Distributed, solar and renewable power generation, smart grid, automated metering, demand response and intelligent energy storage systems — they are all coming together and disrupting the U.S. power sector to a degree that hasn’t been seen since the advent of the Electrical Age around the turn of the 20th century.
Adding to this wave of fundamental change, electric vehicles (EVs) and supporting charging infrastructure figure to play a growing and key role in the transition to a distributed, clean energy.
By and large, U.S. power utilities — in the absence of legislation or new regulations — have been as or more reactionary in their response to this growing wave of technological innovation and industry change as they’ve been supportive or embracing. That stance is gradually shifting more toward the “supportive/embracing” end of the spectrum, however.
Industry association The Edison Electric Institute (EEI) recently released a report that focuses on the electric power industry’s effort to accelerate the expansion of electric transportation in commercial and retail markets, beginning with electric utility fleets.”
Utility Industry Gets Behind EVs
EVs, along with distributed power generation, smart grid technology and intelligent energy storage systems, open wide new vistas of business opportunity for electric utilities. Capitalizing on them requires flexibility and adaptability, as well as a willingness to experiment, take on and manage risk. It also requires a firm commitment from senior management and buy-in from stakeholders, including utility customers and employees.
In “Transportation Electricification: Utility Fleets Leading the Charge,” EEI urges investor-owned electric utilities to spend at least five percent of their fleet acquisition budgets on plug-in electric (PEV) vehicles and technology.

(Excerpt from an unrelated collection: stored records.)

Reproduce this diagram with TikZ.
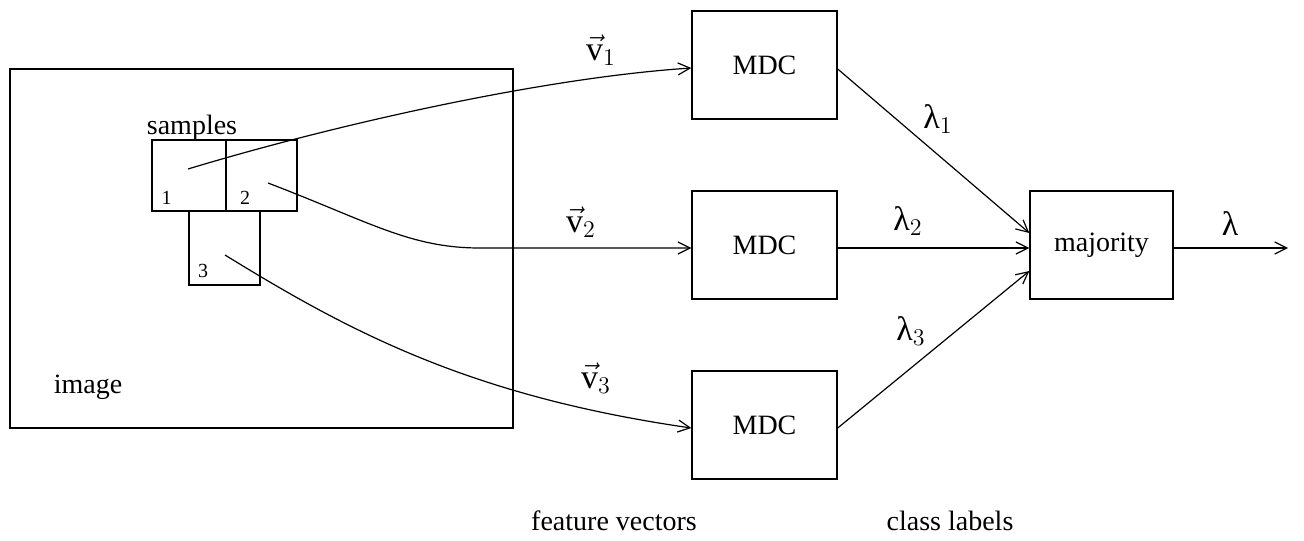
\documentclass[tikz,border=0pt]{standalone}
\usepackage{fontspec}
\setmainfont{Liberation Serif}
\usetikzlibrary{arrows.meta}
\begin{document}
\begin{tikzpicture}[x=0.5pt,y=-0.5pt,
  font=\fontsize{14}{17}\selectfont,
  box/.style={draw,line width=0.7pt,inner sep=0pt,minimum width=72.5pt,minimum height=54pt},
  sbox/.style={draw,line width=0.7pt,inner sep=0pt},
  lbl/.style={inner sep=0pt},
  big/.style={inner sep=0pt,font=\fontsize{17}{20}\selectfont},
  small/.style={inner sep=0pt,font=\fontsize{10}{12}\selectfont},
  conn/.style={line width=0.6pt,-{Straight Barb[length=6pt,width=6pt,line width=0.6pt]}}]
\useasboundingbox (0,0) rectangle (1304,540);
% image and samples
\node[sbox,minimum width=251.5pt,minimum height=179.5pt] (img) at (261.5,248.5) {};
\node[sbox,minimum width=37pt,minimum height=35.5pt] (s1) at (189,175.5) {};
\node[sbox,minimum width=35.5pt,minimum height=35.5pt] (s2) at (261.5,175.5) {};
\node[sbox,minimum width=35.5pt,minimum height=37pt] (s3) at (224.5,248) {};
\node[lbl,anchor=base] (samples) at (192,134) {samples};
\node[lbl,anchor=base] (imagetxt) at (88,393) {image};
\node[small,anchor=base] (n1) at (166.5,204) {1};
\node[small,anchor=base] (n2) at (245,204) {2};
\node[small,anchor=base] (n3) at (203,277) {3};
\coordinate (p1) at (188,169);
\coordinate (p2) at (268,183);
\coordinate (p3) at (225,255);
% MDC boxes
\node[box] (m1) at (764.5,65) {MDC};
\node[box] (m2) at (764.5,245) {MDC};
\node[box] (m3) at (764.5,425) {MDC};
\node[box,minimum width=71.5pt] (maj) at (1101.5,245) {majority};
\coordinate (out) at (1288,248);
% feature vector arrows
\draw[conn] (p1) .. controls (330,126) and (540,78) .. ([yshift=-1.5pt]m1.west);
\draw[conn] (p2) .. controls (370,222) and (410,248) .. (480,248) -- ([yshift=-1.5pt]m2.west);
\draw[conn] (p3) .. controls (350,332) and (470,396) .. ([yshift=-1.5pt]m3.west);
% class label arrows
\draw[conn] ([yshift=-2pt]m1.east) -- ([yshift=6pt]maj.west);
\draw[conn] ([yshift=-1.5pt]m2.east) -- ([yshift=-1.5pt]maj.west);
\draw[conn] ([yshift=-1.5pt]m3.east) -- ([yshift=-13pt]maj.west);
\draw[conn] ([yshift=-1.5pt]maj.east) -- (out);
% labels
\node[big] (v1) at (601,50) {$\vec{\mathrm{v}}_1$};
\node[big] (v2) at (581,222) {$\vec{\mathrm{v}}_2$};
\node[big] (v3) at (596,378) {$\vec{\mathrm{v}}_3$};
\node[big] (l1) at (938,119) {λ$_1$};
\node[big] (l2) at (908,221) {λ$_2$};
\node[big] (l3) at (911,331) {λ$_3$};
\node[big] (l) at (1230,224) {λ};
\node[lbl,anchor=base] (fv) at (614,530) {feature vectors};
\node[lbl,anchor=base] (cl) at (950,530) {class labels};
\end{tikzpicture}
\end{document}
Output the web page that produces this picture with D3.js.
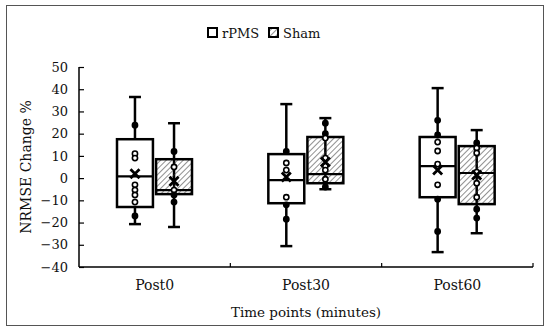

EEI’s investor-owned utility CEO’s selected PG&E Corp. chairman and CEO Tony Earley and Portland General Electric CEO and President Jim Piro as co-chairs to guide the EEI Electric Transportation Task Force. As EEI explains, the task force’s mission “is to champion the issue of electrification by increasing the awareness, opportunities, and activities related to electrification within the utility industry, collaborating with automakers and other stakeholders, and educating the public at large about the benefits of electric vehicles and technologies.”
Added EEI President Tom Kuhn, ““The electric power industry is a tremendous leader in supporting electric transportation, but we must continue to strengthen our efforts and lead by example. One way we can do that is by leveraging our industry’s buying power to purchase more PEVs for our fleets,” said EEI President Tom Kuhn. “The white paper released today is a road map for a long-term, coordinated effort to further spur the development of electric vehicle technologies in the electric transportation market.”
At Green Charge Networks we have been working at the cutting edge of smart energy storage innovation since 2009. We’re encouraged by the performance and response of GreenStation customers — including major commercial and industrial companies and municipalities — to date, and we’re especially encouraged to see greater numbers of industry, such as EEI’s membership, recognize the important role intelligent energy storage and management technology can play in the transition to cleaner, healthier and sustainable electricity and transportation future.